The Trump campaign “felt there was a way in with these voters through inroads that hadn’t been possible or realized by Republicans in the past,” Kornacki said.
Comparing the results of the 2020 and 2024 elections shows significant shifts in voting patterns based on race and ethnicity. Trump lost ground with white voters, who make up around 70% of the electorate, but still won this population by a double-digit margin, Kornacki said. The former president made significant gains among Black men and Asian Americans and achieved the highest percentage of votes ever recorded in an exit poll for a Republican candidate among Hispanic voters, a growing segment of the American voting population, he added.
“There's never been a Republican candidate whose non-white concentration of their coalition has been as high in a presidential race as what we’re seeing right here in 2024 with Donald Trump,” Kornacki explained. “If these trends continue, the combination of a rising non-white population and the drift away from Democrats and toward Republicans can alter the landscape significantly.”
While Republicans had long been considered the party of wealthy Americans and the Democrats were perceived as largely representing the working class, election data based on income level reveals that this is no longer the case, he noted. In fact, contrary to widely held expectations, Kornacki presented exit polling that showed in 2024, Harris won more voters making more than $100,000 annually and Trump won among those making less than $100,000—a complete reversal since 2020.
“This is a trend that was playing out over time, and when Trump came in, it exploded,” Kornacki said.
For both parties, challenges lie ahead, Kornacki emphasized.
“Democrats fear that this is going to get worse,” Kornacki said, noting the trends of diminishing support for the party among traditionally Democrat-leaning populations. “The challenge for Republicans is, can they get Trump-specific voters back to vote for Republican candidates when Trump isn’t on the ballot?”
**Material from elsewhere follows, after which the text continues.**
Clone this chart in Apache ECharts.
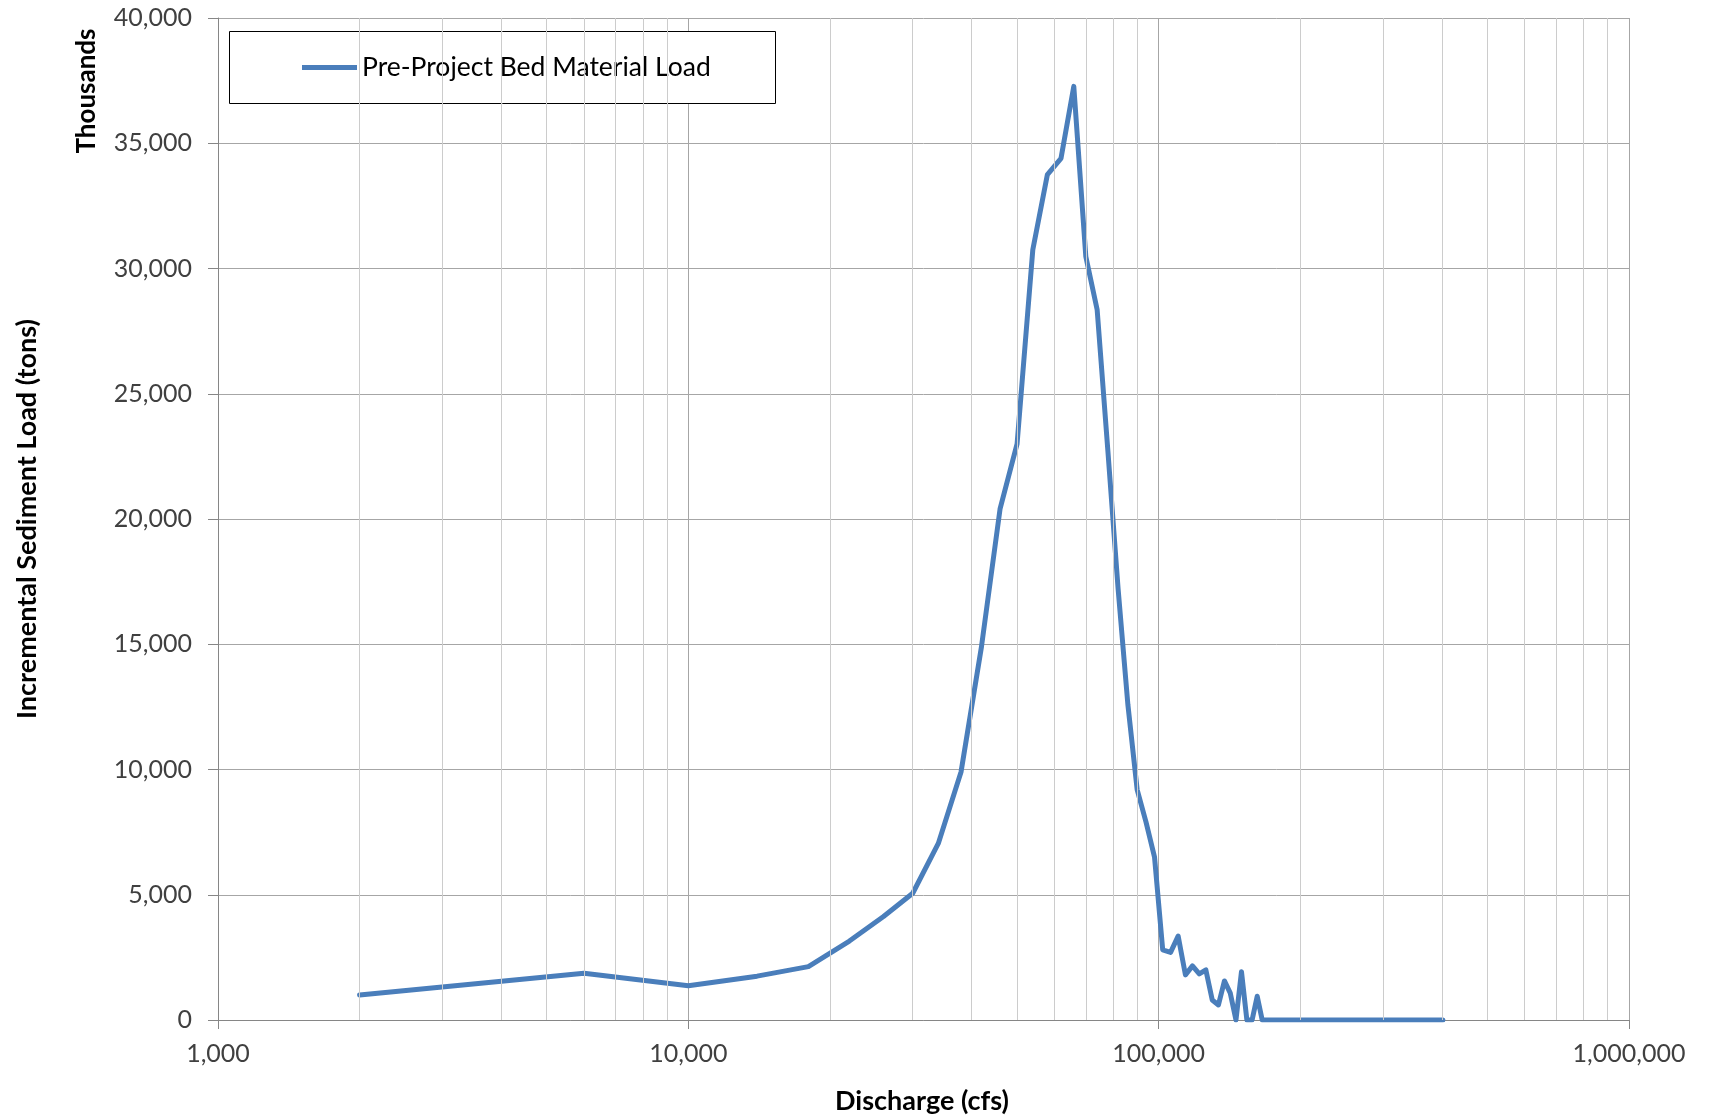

Whatever the future holds, Kornacki noted that surprising political shifts in 2024 in areas like Passaic County and Hudson County—where there were dramatic swings toward Trump among traditionally Democratic Hispanic voters—will bring more attention to New Jersey.
“This sets up an interesting 2025 and 2026,” he said. “Nationally, more people are going to be watching New Jersey this time around.”
Kornacki’s appearance was co-sponsored by the Center for Interdisciplinary Studies, the College of Humanities & Social Sciences, the journalism, law and justice studies, political science and economics, and radio, television and film departments, the American Studies program and the John H. Martinson Honors College.